Write out each line of the listing as it stands, without the images.

* Start SUPPLIED MATERIAL *

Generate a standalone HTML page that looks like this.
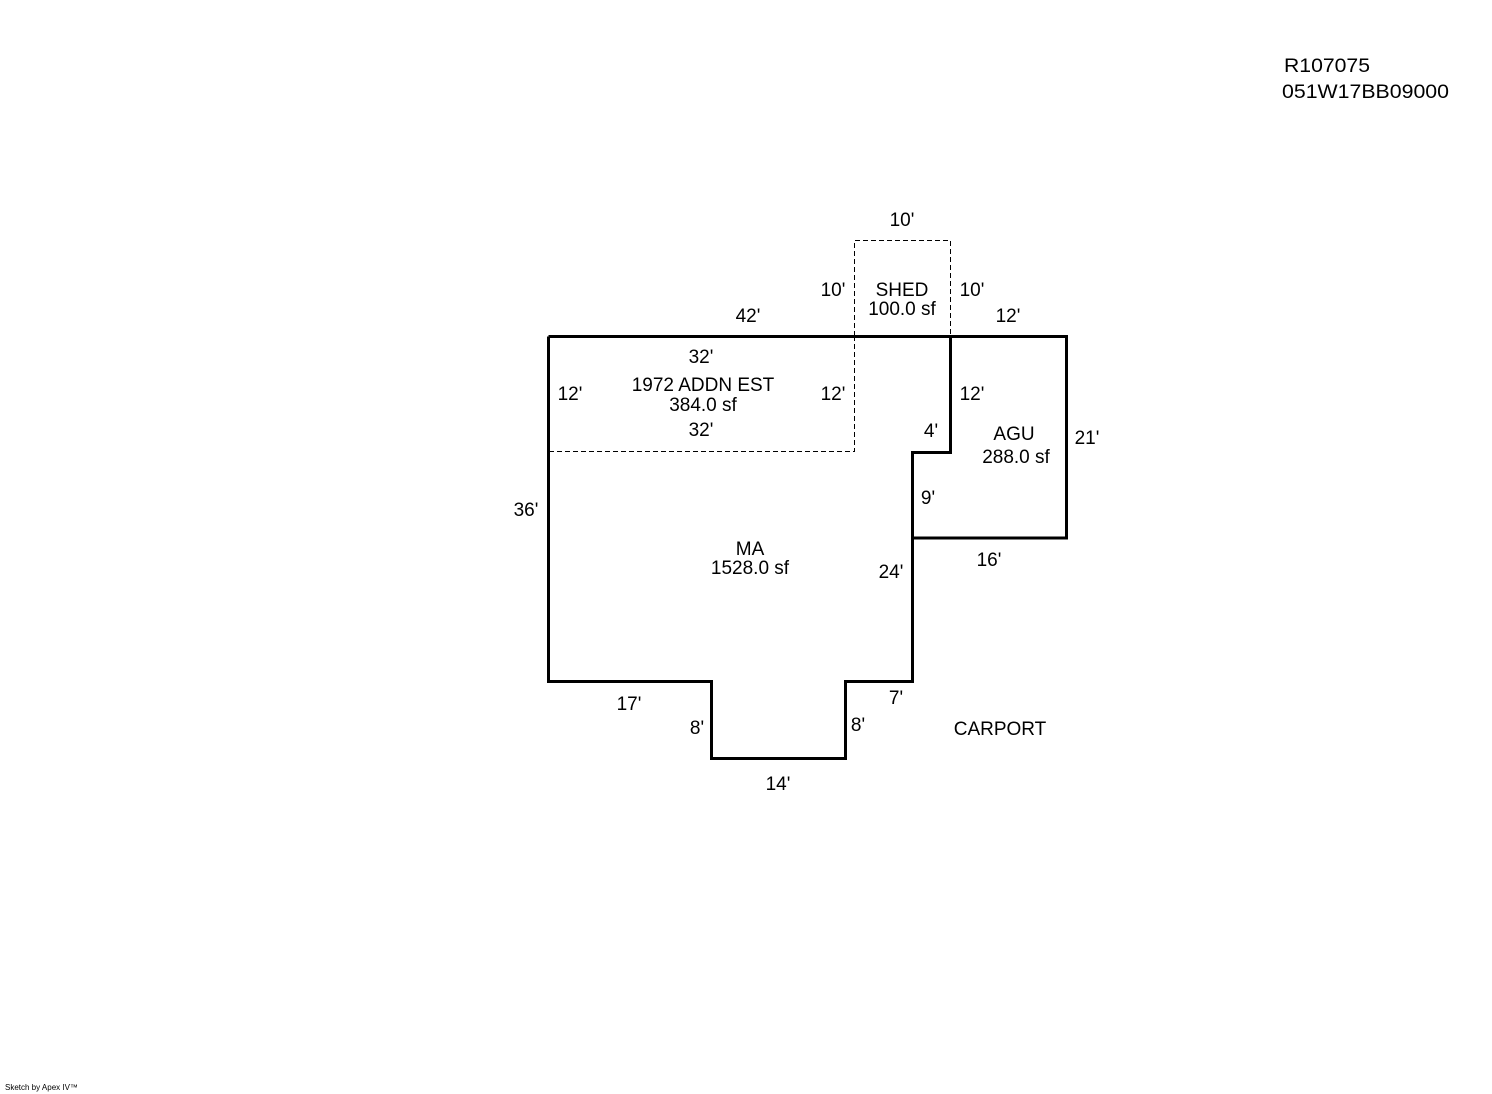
<!DOCTYPE html>
<html><head><style>body{margin:0;background:#fff}svg{display:block}</style></head><body>
<svg width="1492" height="1094" xmlns="http://www.w3.org/2000/svg" font-family="Liberation Sans, Arial, sans-serif" font-size="19" fill="#000">
<g fill="none" stroke="#000" stroke-width="1" stroke-dasharray="5,3">
<path d="M854.5 336 V240.5 H950.5 V336"/>
<path d="M854.5 336 V451.5 H548"/>
</g>
<g fill="none" stroke="#000" stroke-width="3" stroke-linejoin="miter">
<path d="M548.5 336.5 H1066.5 V538 H912.5"/>
<path d="M548.5 336.5 V681.5 H711.5 V758.5 H845.5 V681.5 H912.5 V452.5 H950.5 V336.5"/>
</g>
<text x="1284" y="72" textLength="86" lengthAdjust="spacingAndGlyphs">R107075</text>
<text x="1282" y="98" textLength="167" lengthAdjust="spacingAndGlyphs">051W17BB09000</text>
<g text-anchor="middle">
<text x="902" y="226">10'</text>
<text x="833" y="296">10'</text>
<text x="972" y="296">10'</text>
<text x="902" y="296">SHED</text>
<text x="902" y="315">100.0 sf</text>
<text x="748" y="322">42'</text>
<text x="1008" y="322">12'</text>
<text x="701" y="363">32'</text>
<text x="703" y="391">1972 ADDN EST</text>
<text x="703" y="411">384.0 sf</text>
<text x="570" y="400">12'</text>
<text x="833" y="400">12'</text>
<text x="972" y="400">12'</text>
<text x="701" y="436">32'</text>
<text x="931" y="437">4'</text>
<text x="1014" y="440">AGU</text>
<text x="1016" y="463">288.0 sf</text>
<text x="1087" y="444">21'</text>
<text x="928" y="504">9'</text>
<text x="526" y="516">36'</text>
<text x="750" y="555">MA</text>
<text x="750" y="574">1528.0 sf</text>
<text x="989" y="566">16'</text>
<text x="891" y="578">24'</text>
<text x="896" y="704">7'</text>
<text x="629" y="710">17'</text>
<text x="697" y="734">8'</text>
<text x="858" y="731">8'</text>
<text x="1000" y="735">CARPORT</text>
<text x="778" y="790">14'</text>
</g>
<text x="5" y="1090" font-size="8">Sketch by Apex IV™</text>
</svg>
</body></html>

* End SUPPLIED MATERIAL *

THE RESULT.
Generate a standalone HTML page that looks like this.
<!DOCTYPE html>
<html><head><style>body{margin:0;background:#fff}svg{display:block}</style></head><body>
<svg width="1492" height="1094" xmlns="http://www.w3.org/2000/svg" font-family="Liberation Sans, Arial, sans-serif" font-size="19" fill="#000">
<g fill="none" stroke="#000" stroke-width="1" stroke-dasharray="5,3">
<path d="M854.5 336 V240.5 H950.5 V336"/>
<path d="M854.5 336 V451.5 H548"/>
</g>
<g fill="none" stroke="#000" stroke-width="3" stroke-linejoin="miter">
<path d="M548.5 336.5 H1066.5 V538 H912.5"/>
<path d="M548.5 336.5 V681.5 H711.5 V758.5 H845.5 V681.5 H912.5 V452.5 H950.5 V336.5"/>
</g>
<text x="1284" y="72" textLength="86" lengthAdjust="spacingAndGlyphs">R107075</text>
<text x="1282" y="98" textLength="167" lengthAdjust="spacingAndGlyphs">051W17BB09000</text>
<g text-anchor="middle">
<text x="902" y="226">10'</text>
<text x="833" y="296">10'</text>
<text x="972" y="296">10'</text>
<text x="902" y="296">SHED</text>
<text x="902" y="315">100.0 sf</text>
<text x="748" y="322">42'</text>
<text x="1008" y="322">12'</text>
<text x="701" y="363">32'</text>
<text x="703" y="391">1972 ADDN EST</text>
<text x="703" y="411">384.0 sf</text>
<text x="570" y="400">12'</text>
<text x="833" y="400">12'</text>
<text x="972" y="400">12'</text>
<text x="701" y="436">32'</text>
<text x="931" y="437">4'</text>
<text x="1014" y="440">AGU</text>
<text x="1016" y="463">288.0 sf</text>
<text x="1087" y="444">21'</text>
<text x="928" y="504">9'</text>
<text x="526" y="516">36'</text>
<text x="750" y="555">MA</text>
<text x="750" y="574">1528.0 sf</text>
<text x="989" y="566">16'</text>
<text x="891" y="578">24'</text>
<text x="896" y="704">7'</text>
<text x="629" y="710">17'</text>
<text x="697" y="734">8'</text>
<text x="858" y="731">8'</text>
<text x="1000" y="735">CARPORT</text>
<text x="778" y="790">14'</text>
</g>
<text x="5" y="1090" font-size="8">Sketch by Apex IV™</text>
</svg>
</body></html>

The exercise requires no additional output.